October 15, 2000|JO ANNE DARCY | Jo Anne Darcy is mayor of Santa Clarita

Some neighbors are noisy and polluting, andthose around them must simply grin and bear it. Others are outright dangerous.

In northern Los Angeles County, the Santa Clarita Valley faces the possibility of a project that is all three.

The Transit Mixed Concrete Co. would mine 83 million tons of gravel on a 480-acre site in Soledad Canyon, just east of the Santa Clarita city limits.

Transit Mixed Concrete representatives say opponents "misunderstand" the environmental impacts. But it is very hard to misunderstand when the proposal would:

* Withdraw massive amounts of ground water (enough for a small community every year) and jeopardize water availability for current residents.

* Emit huge amounts of dust into the air, damaging the health of children and individuals with breathing problems.

* Place one six-axle truck onto our already overcrowded roadways every minute, 24-hours a day.

As badly as we need schools in Santa Clarita, a local school district has said it will pull its plans for a new elementary school, scheduled to be built close to the proposed site, if the plan is approved.

For these reasons and more, every Santa Clarita Valley school district, water company, government agency, town council and neighboring homeowner group has joined together in opposition to this proposal. The real threat to children's health, a predictable decline in area home values and the use of a great deal of precious ground water (many residents are dependent on their wells) have prompted them to band together to fight this mega-mining and concrete processing plant.

Southdown Corp., the multinational parent company of Transit Mixed Concrete, came into town a few months ago, claiming a dozen years of preliminary work on the proposal. Yet the company has kept its activity under the radar screen of civic, government and community leaders, many of whom have never heard a word about the project.


Southdown has used outdated environmental studies, insufficient data and misrepresentations to help make its case that there is a lack of aggregate materials available and that there will be no harmful impacts to the environment. The company claims that halting this project would slow down development and increase housing prices--a scare tactic with no validity.

The federal Bureau of Land Management in August approved the project. Ironically and irresponsibly, the decision was made before completion of the environmental impact report.

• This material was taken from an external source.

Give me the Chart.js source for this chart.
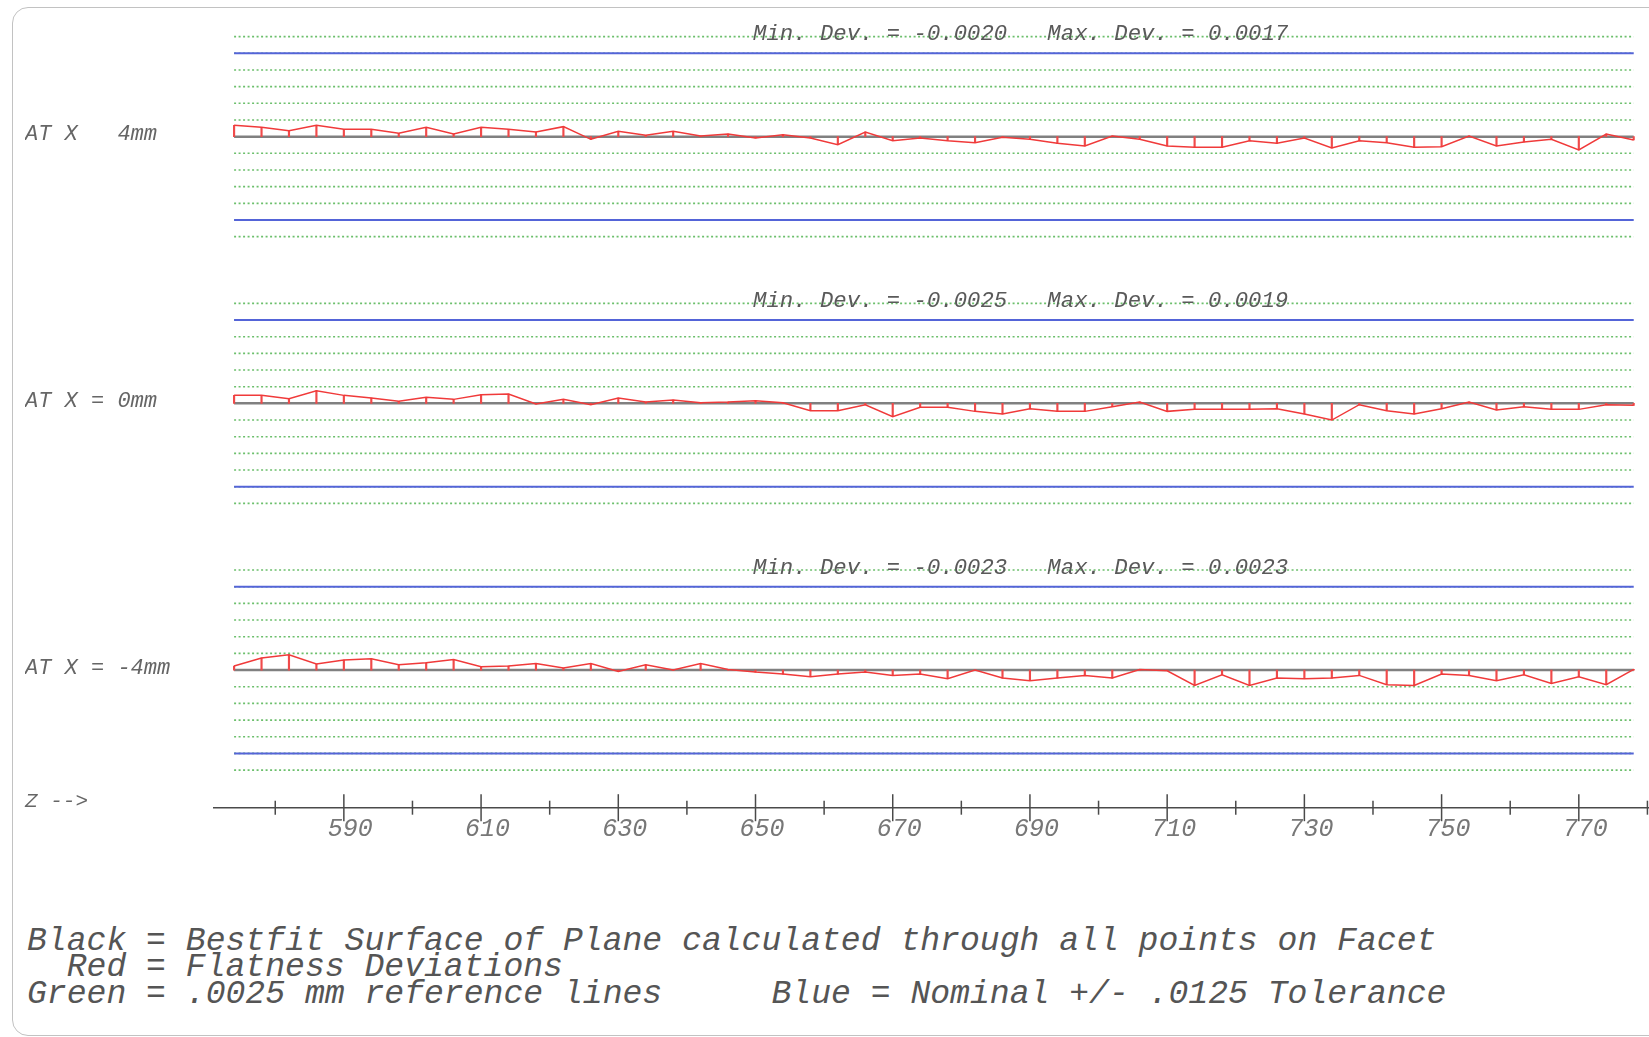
<!DOCTYPE html>
<html><head><meta charset="utf-8">
<script src="https://cdn.jsdelivr.net/npm/chart.js@4.4.1/dist/chart.umd.min.js"></script>
<style>
html,body{margin:0;padding:0;background:#fff;width:1649px;height:1037px;overflow:hidden;position:relative;}
#frame{position:absolute;left:12px;top:7px;width:1720px;height:1029px;border:1.5px solid #c2c2c2;border-radius:16px;box-sizing:border-box;}
#c{position:absolute;left:0;top:0;}
.t{position:absolute;font-family:"Liberation Mono",monospace;font-style:italic;white-space:pre;line-height:1;}
.dev{font-size:22.3px;color:#5a5a5a;left:753px;}
#zlab{left:25px;top:791px;font-size:21px;color:#666;}
#legend{left:27px;top:928px;font-size:33.1px;line-height:26.3px;color:#555;}
#legend span{margin-left:10px;}
</style></head><body>
<div id="frame"></div>
<canvas id="c" width="1649" height="860"></canvas>
<div class="t dev" id="dev0"></div>
<div class="t dev" id="dev1"></div>
<div class="t dev" id="dev2"></div>
<div class="t" id="zlab">Z --&gt;</div>
<div class="t" id="legend">Black = Bestfit Surface of Plane calculated through all points on Facet
  Red = Flatness Deviations
Green = .0025 mm reference lines     <span>Blue = Nominal +/- .0125 Tolerance</span></div>
<script>
// ---- data ----
const xPositions = [574,578,582,586,590,594,598,602,606,610,614,618,622,626,630,634,638,642,646,650,654,658,662,666,670,674,678,682,686,690,694,698,702,706,710,714,718,722,726,730,734,738,742,746,750,754,758,762,766,770,774,778];
const devAtX4 = [0.0017,0.0014,0.0009,0.0017,0.0011,0.0011,0.0005,0.0014,0.0004,0.0014,0.0011,0.0007,0.0015,-0.0004,0.0008,0.0002,0.0008,0.0001,0.0004,-0.0002,0.0003,-0.0002,-0.0012,0.0007,-0.0006,-0.0002,-0.0006,-0.0009,-0.0001,-0.0004,-0.0010,-0.0014,0.0001,-0.0004,-0.0014,-0.0016,-0.0016,-0.0006,-0.0010,-0.0002,-0.0017,-0.0006,-0.0009,-0.0016,-0.0015,0.0001,-0.0014,-0.0008,-0.0004,-0.0020,0.0004,-0.0005];
const devAtX0 = [0.0012,0.0012,0.0007,0.0019,0.0012,0.0008,0.0003,0.0009,0.0006,0.0013,0.0014,-0.0001,0.0006,-0.0002,0.0008,0.0002,0.0005,0.0001,0.0002,0.0004,0.0001,-0.0011,-0.0011,-0.0002,-0.0020,-0.0006,-0.0006,-0.0012,-0.0016,-0.0008,-0.0012,-0.0012,-0.0005,0.0002,-0.0012,-0.0009,-0.0009,-0.0009,-0.0008,-0.0016,-0.0025,-0.0002,-0.0011,-0.0016,-0.0008,0.0002,-0.0010,-0.0005,-0.0009,-0.0009,-0.0002,-0.0003];
const devAtXm4 = [0.0006,0.0018,0.0023,0.0009,0.0015,0.0017,0.0008,0.0011,0.0016,0.0005,0.0006,0.0010,0.0003,0.0010,-0.0002,0.0008,0.0000,0.0010,0.0001,-0.0003,-0.0006,-0.0010,-0.0006,-0.0003,-0.0008,-0.0006,-0.0013,0.0000,-0.0012,-0.0016,-0.0012,-0.0008,-0.0012,0.0001,-0.0001,-0.0023,-0.0007,-0.0023,-0.0012,-0.0013,-0.0012,-0.0008,-0.0022,-0.0023,-0.0006,-0.0008,-0.0016,-0.0007,-0.0020,-0.0010,-0.0022,0.0001];
const panelLabels = ['AT X   4mm', 'AT X = 0mm', 'AT X = -4mm'];
const minDevs = [-0.0020, -0.0025, -0.0023];
const maxDevs = [0.0017, 0.0019, 0.0023];
const refLevels = [0.015, 0.0125, 0.01, 0.0075, 0.005, 0.0025, -0.0025, -0.005, -0.0075, -0.01, -0.0125, -0.015];
const tolLevels = [0.0125, -0.0125];
const majorTicks = [590, 610, 630, 650, 670, 690, 710, 730, 750, 770];
const minorTicks = [580, 600, 620, 640, 660, 680, 700, 720, 740, 760, 780];

const panels = [devAtX4, devAtX0, devAtXm4];
const panelMin = [-0.02, -0.02, -0.02064];
const panelMax = [0.02, 0.02, 0.02];

const monoItalic = (size) => ({family: 'Liberation Mono', style: 'italic', size: size});
const noPad = s => { s.paddingTop = 0; s.paddingBottom = 0; s.paddingLeft = 0; s.paddingRight = 0; };
const datasets = [];
const scales = {
  x: {
    type: 'linear', min: 571, max: 780.23, offset: false,
    afterBuildTicks: s => { s.ticks = majorTicks.map(v => ({value: v})); },
    afterFit: s => { s.height = 52.3; noPad(s); },
    grid: {display: false, drawTicks: false},
    border: {display: true, color: '#4a4a4a', width: 1.5},
    ticks: {autoSkip: false, maxRotation: 0, padding: 7, labelOffset: 6.5, color: '#777', font: monoItalic(25)}
  }
};
panels.forEach((devs, i) => {
  const id = 'y' + (i + 1);
  scales[id] = {
    type: 'linear', position: 'left', stack: 'panels', stackWeight: panelMax[i] - panelMin[i], weight: 3 - i,
    min: panelMin[i], max: panelMax[i], offset: false, beginAtZero: false,
    afterBuildTicks: s => { s.ticks = [{value: 0}]; },
    afterFit: s => { s.width = 188.5; noPad(s); },
    grid: {display: false, drawTicks: false},
    border: {display: false},
    ticks: {crossAlign: 'far', padding: 0, labelOffset: -2, color: '#666', font: monoItalic(22), callback: () => panelLabels[i]}
  };
  const x0 = xPositions[0], x1 = xPositions[xPositions.length - 1];
  datasets.push({type: 'line', yAxisID: id, order: 0, data: xPositions.map((x, j) => ({x, y: devs[j]})),
    borderColor: '#f03a3a', borderWidth: 1.5, pointRadius: 0, tension: 0, fill: false});
  datasets.push({type: 'bar', yAxisID: id, order: 1, grouped: false, data: xPositions.map((x, j) => ({x, y: [0, devs[j]]})),
    backgroundColor: '#f04a4a', borderWidth: 0, barThickness: 1.5});
  datasets.push({type: 'line', yAxisID: id, order: 2, data: [{x: x0, y: 0}, {x: x1, y: 0}],
    borderColor: '#808080', borderWidth: 2.5, pointRadius: 0, fill: false});
  tolLevels.forEach(v => datasets.push({type: 'line', yAxisID: id, order: 3, data: [{x: x0, y: v}, {x: x1, y: v}],
    borderColor: '#5464d8', borderWidth: 2, pointRadius: 0, fill: false}));
  refLevels.forEach(v => datasets.push({type: 'line', yAxisID: id, order: 4, data: [{x: x0, y: v}, {x: x1, y: v}],
    borderColor: '#6cbf6c', borderWidth: 1.6, borderDash: [2, 2.5], pointRadius: 0, fill: false}));
});
// axis tick marks crossing the Z axis line
const axisLevel = panelMin[2];
datasets.push({type: 'line', yAxisID: 'y3', order: 0, showLine: false, clip: false,
  data: majorTicks.map(v => ({x: v, y: axisLevel})), pointStyle: 'line', rotation: 90, pointRadius: 13.5,
  pointBorderColor: '#4a4a4a', pointBorderWidth: 1.5, pointHoverRadius: 13.5});
datasets.push({type: 'line', yAxisID: 'y3', order: 0, showLine: false, clip: false,
  data: minorTicks.map(v => ({x: v, y: axisLevel})), pointStyle: 'line', rotation: 90, pointRadius: 7,
  pointBorderColor: '#4a4a4a', pointBorderWidth: 1.5, pointHoverRadius: 7});

const chart = new Chart(document.getElementById('c'), {
  type: 'line',
  data: {datasets},
  options: {
    responsive: false, animation: false, devicePixelRatio: 1,
    layout: {autoPadding: false, padding: {left: 25, top: 3.3, right: 0, bottom: 0}},
    plugins: {legend: {display: false}, tooltip: {enabled: false}, title: {display: false}},
    events: [],
    scales
  }
});
panels.forEach((devs, i) => {
  const el = document.getElementById('dev' + i);
  el.textContent = 'Min. Dev. = ' + minDevs[i].toFixed(4) + '   Max. Dev. = ' + maxDevs[i].toFixed(4);
  const yTop = chart.scales['y' + (i + 1)].getPixelForValue(refLevels[0]);
  el.style.top = (yTop - 13.5) + 'px';
});
</script>
</body></html>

Rep. Howard P. "Buck" McKeon (R-Santa Clarita) is joined by Los Angeles County Supervisor Mike Antonovich, the Santa Clarita City Council, the Agua Dulce and Acton town councils and every school district, water agency and environmental interest group in the region in appealing the bureau's decision.

A few more scary statistics about this proposed mega-mining project: Nearly 10,000 homes are within a five-mile radius of the project; mining, blasting and aggregate processing would occur six days a week, 16 hours a day for 20 years. Dust and dirt would blow downwind to surrounding homes and schools; excavation would lower the ridgeline by 200 feet and the discharge of water from mining would pollute the Santa Clara River--Southern California's only undammed, free-flowing river--and surrounding natural areas.

The Los Angeles County Regional Planning Commission disliked the project and voted against it 5 to 0. Southdown's appeal is scheduled for public hearing before the Board of Supervisors at 9:30 a.m. Oct. 24 at 500 W. Temple Street in Los Angeles. Please attend and make your voice heard.